'Dark stores'. Ultra-fast grocery delivery has entered a new phrase in to our vocabulary. These miniature warehouses have sprung up in cities across Europe since the start of the pandemic. They are occupied by workers known as 'pickers', who prepare groceries for the riders to deliver to homes. Due to the demands for speed in ultra-fast delivery, they are often located in dense residential neighbourhoods so as to be as close as possible to customers, and are increasingly replacing the cornershop, in what is a symbol of the economic changes which covid-19 has brought about.
Apart from the demise of the cornershop, what's the problem? The speed at which dark stores have grown has caught government off-guard, meaning it is an unregulated development. These workplaces are open until late at night and bring a crowd of riders with bikes and motorcycles with them going in and out and waiting for deliveries on the side-walk, as platforms refuse to spend cash on proper places for their riders to wait. They can be a noisy and obstructive presence in residential neighbourhoods which are used to peace and quiet.
Dark stores aren't great places to be for the 'pickers' who occupy them as well, and not just because of the low-pay. GEP spoke to Gorillas Workers' Collective rider Zeynep Karlıdağ last year about their wild cat strikes, and she told us that the conditions in the dark stores she operated out of were extremely poor.
"I don’t know the other companies warehouses but I can say for Gorillas that these warehouses are very small," she said. "We don’t have proper heaters in winter and during the summer we don’t have any proper air conditioner. They are small, with a lot of riders, pickers and warehouse managers inside, and we don’t fit. We have to wear these masks, and it is not easy to breath."
There are signs that dark stores are starting to attract the attention of lawmakers. In Amsterdam and Rotterdam, the local council has introduced a one-year freeze on any new dark stores, with four other Dutch cities looking to introduce restrictions on where dark stores can be established. That has brought about the ire of Berlin-based grocery delivery firm Flink, which said this week that they were "evaluating all options" in how to respond to this regulatory offensive "including legal action". They added that the Amsterdam and Rotterdam ban did not "meet the conditions of non-discrimination, necessity, and proportionality, in our opinion".
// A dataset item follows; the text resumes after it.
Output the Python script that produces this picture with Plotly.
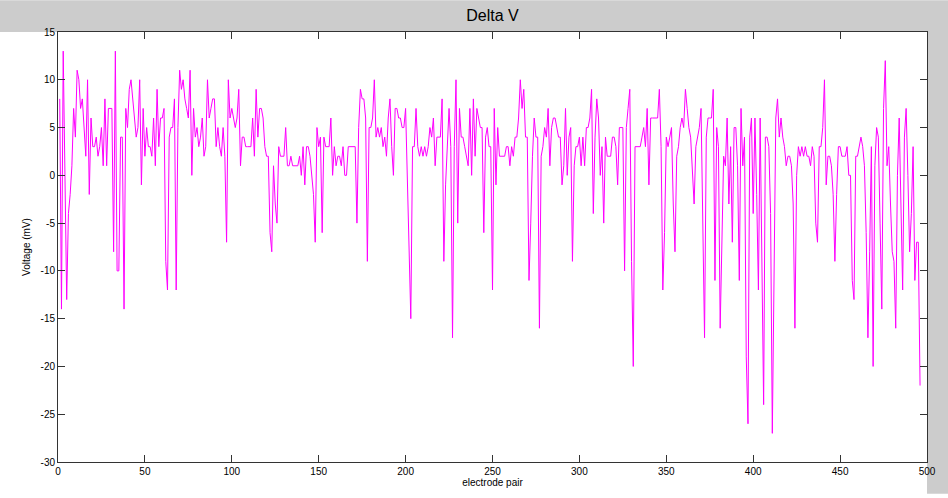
import plotly.graph_objects as go

# Delta V per electrode pair (mV)
delta_v_mV = [
    8, -14, 13, -2, -13, -4, -2, 1, 7, 4, 11, 10, 7, 8, 5, 2, 10, -2, 6, 3,
    3, 4, 2, 3, 5, 1, 8, 1, 7, 7, 7, -8, 13, -10, -10, 4, 4, -14, 7, 5,
    9, 10,
    8, 6, 4, 5, 10, -1, 7, 2, 5, 3, 3, 2, 6, 1, 9, 3, 6, 6, 7, -9, -12, 4,
    5, 5, 8, -12, 5, 11, 9, 10, 8, 7, 6, 11, 0, 7, 4, 5, 3, 4, 6, 2,
    3, 10, 6, 7, 8, 8, 3, 5, 3, 2, 5, 2, -7, 10, 6, 7, 6, 5, 6, 9, 1, 4,
    4, 3, 3, 3, 3, 6, 2, 9, 4, 7, 7, 6, 3, 2, 2, -6, -8, 1, -3, -5, 3, 2, 2,
    2, 5, 1, 1, 2, 1, 1, 1, 1, 2, 0, 3, -1, 3, 3, 2, 0, -2, -7, 5, 3, 4,
    -6, 4, 3, 3, 3, 6, 0, 3, 1, 2, 2, 1, 3, 0, 0, 3, 3, 3, 3, 3, -5,
    5, 9, 8, 8, 6, -9, 5, 5, 6, 10, 4, 5, 4, 5, 3, 4, 2, 6, 8, 3, 0, 7, 7,
    6, 6, 5, 5, 7, -1, -6, -15, 3, 3, 7, 3, 2, 3, 2, 3, 2, 3, 5, 4,
    6, 1, 4, 4, 4, 8, -9, -1, 4, 7, 3, -17, 3, 10, -5, 7, 4, 4, 3, 2, 1,
    7, 0, 8, 2, 7, 6, 5, 5, -6, 4, 5, 3, 3, -12, 7, -1, 5, 2, 2, 2, 2, 3,
    3, 1, 3, 2, 4, 4, 6, 10, 7, 9, 4, 4, -11, -5, 2, 6, 4, 4, -16, 2, 3,
    5, 4, 7, 1, 5, 6, 6, 5, 4, 4, -1, 1, 7, 0, 4, 5, -9, 1, 3, 3, 4, 1,
    4, 1, 5, 5, 6, 9, -4, 4, 8, 6, 0, 3, -5, 4, 2, 2, 2, 4, 4, 3, -1, 5,
    5, 5, -10, 5, 7, 9, -9, -20, 3, 3, 3, 3, 4, 5, 3, 7, -1, 6, 6, 6, 6, 6,
    9, 3, -12, -6, 4, 3, 4, 5, -3, -8, 2, 3, 5, 6, 5, 9, 7, 5, 4, 0, -3,
    3, 4, 5, 7, -6, -17, 4, 6, 6, 6, 9, -11, 5, 3, -16, -5, 2, 1, 6, -3, 3,
    -7,
    5, 5, 1, -11, 7, 1, 4, -19, -26, 4, 6, -4, 6, -2, -12, 6, -9, -24, 4, 4,
    3, -4, -27, -8, 6, 8, 4, 6, 4, 3, 1, 2, 2, 1, -3, -16, 0, 3, 2, 3, 2,
    3, 2,
    2, 1, 3, 2, -5, -7, 3, 3, 5, 10, -1, 2, 2, 1, -2, -9, -2, 3, 3, 2, 2,
    2, 3, 0, 0, -11, -13, 2, 2, 3, 4, 3, 1, -6, -17, -8,
    3, -20, 1, 5, 4, -5, -14, 7, 12, 1, 3, -3, -8, -9, -16, 0, 6, -3, -12,
    4, 7, 0, -8, -4, 3, -11, -7, -7, -22,
]
electrode_pair = list(range(1, len(delta_v_mV) + 1))

x_ticks = list(range(0, 501, 50))
y_ticks = list(range(-30, 16, 5))
x_tick_labels = [str(v) for v in x_ticks]
y_tick_labels = [str(v) for v in y_ticks]  # ASCII hyphen minus, as in MATLAB

fig = go.Figure()
fig.add_trace(go.Scatter(
    x=electrode_pair, y=delta_v_mV, mode="lines",
    line=dict(color="#ff00ff", width=1),
    hoverinfo="x+y", showlegend=False,
))

axis_common = dict(
    showgrid=False, zeroline=False, showline=True, linecolor="#333333",
    linewidth=1, mirror="allticks", ticks="inside", ticklen=7,
    tickcolor="#333333", tickfont=dict(family="Liberation Sans, Arial",
                                       size=10, color="#000000"),
)

fig.update_layout(
    width=948, height=498,
    margin=dict(l=58, r=21, t=32, b=32),
    paper_bgcolor="#ffffff", plot_bgcolor="#ffffff",
    title=dict(text="Delta V", x=(58 + 927) / 2 / 948, xanchor="center",
               y=1 - 15 / 498, yanchor="middle",
               font=dict(family="Liberation Sans, Arial", size=16,
                         color="#000000")),
    xaxis=dict(range=[0, 500], tickvals=x_ticks, ticktext=x_tick_labels,
               title=dict(text="electrode pair", standoff=2,
                          font=dict(family="Liberation Sans, Arial", size=10,
                                    color="#000000")),
               **axis_common),
    yaxis=dict(range=[-30, 15], tickvals=y_ticks, ticktext=y_tick_labels,
               title=dict(text="Voltage (mV)", standoff=8,
                          font=dict(family="Liberation Sans, Arial", size=10,
                                    color="#000000")),
               **axis_common),
    shapes=[
        dict(type="rect", xref="paper", yref="paper", x0=-58 / 869, x1=1 + 21 / 869,
             y0=1, y1=1 + 32 / 434, fillcolor="#cccccc", line=dict(width=0),
             layer="below"),
        dict(type="rect", xref="paper", yref="paper", x0=1, x1=1 + 21 / 869,
             y0=-32 / 434, y1=1, fillcolor="#cccccc", line=dict(width=0),
             layer="below"),
    ],
)

fig.write_html("out.html")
A new report by the Parisian Urban Planning Workshop has argued that the legality of the French capital's 60 dark stores is questionable. A "storage function" is "prohibited in residential buildings" and the "transformation into a warehouse of existing premises on the ground floor facing the street is prohibited", the report states, adding that the Parisian local authority is now much less likely to permit new dark stores from opening.
Urban planning regulators are finally catching up with ultra-fast grocery delivery, and it's unlikely that the latter will be the winner, at least not in the long-term. For the likes of Gorillas, Flink, Zapp and Getir, defeat will mean higher costs and slower delivery times.